La última etapa de Zapatero ha tenido todas las características de una rendición porque ha debido cambiar de política bajo la presión de fuerzas que no ha podido controlar, bajo la amenaza de una situación explosiva. En su mérito hay que decir que lo ha hecho como si tal cosa, como si se tratase de un paso más en la consecución del paraíso, como el cumplimiento de algo con lo que siempre había contado. Ahora bien, por detrás de ese gesto, lo mismo si se trata de revestir de patriotismo que si se presenta como una muestra de realismo no incompatible con la utopía, hay todo un desmentido del izquierdismo que constituye el fondo de su alma, una entrega a soluciones con las que siempre se ha enfrentado, una renuncia a perseguir lo que se tenía como indiscutible. Una vez más, su pragmatismo se ha impuesto a la ideología, y el presidente lo asume sin aspavientos, como si fuese un paso más en el cumplimiento de su programa.

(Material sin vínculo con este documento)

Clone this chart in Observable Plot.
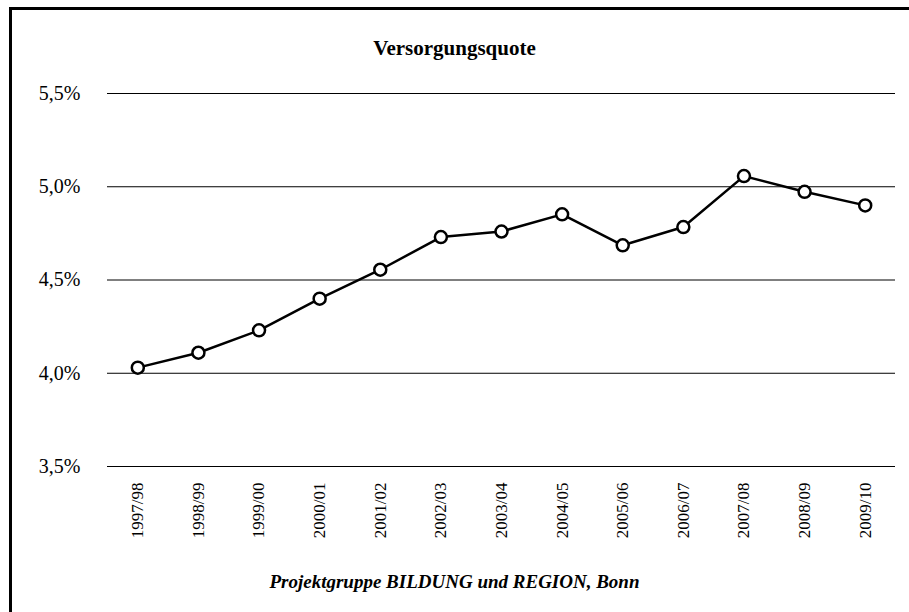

Sus adversarios señalan que el único programa que le queda a Zapatero es el de su permanencia, pero él insiste en que se trata de un sacrificio que hay que hacer por el país, de un paso atrás para poder dar dos más adelante, a ser posible antes de 2012. Es dudoso que Zapatero pueda salir bien de este laberinto en el que le ha colocado su imprevisión, su jactancia, su exceso de confianza en sí mismo. Fiel a su política de gestos, aprovechará cualquier oportunidad para incumplir el programa que públicamente ha asumido, para forzar cuanto pueda el gasto, para hacer dádivas de gran interés electoral. Está en su carácter plagarse de manera aparente pero sin renunciar a la gran maniobra de fondo. La cuestión a la que hay que responder es doble: en primer lugar, si los suyos van a tener paciencia suficiente, pero también si tendrá alguna capacidad de recuperar el voto perdido. Su única arma va a ser, no hay duda, un sistemático desprestigio del adversario, y no sería la primera vez que le saliese bien el expediente. Pero el laberinto al que se enfrenta el presidente es, seguramente, más complejo y peligroso que lo que él, optimista impenitente, sea capaz de imaginar.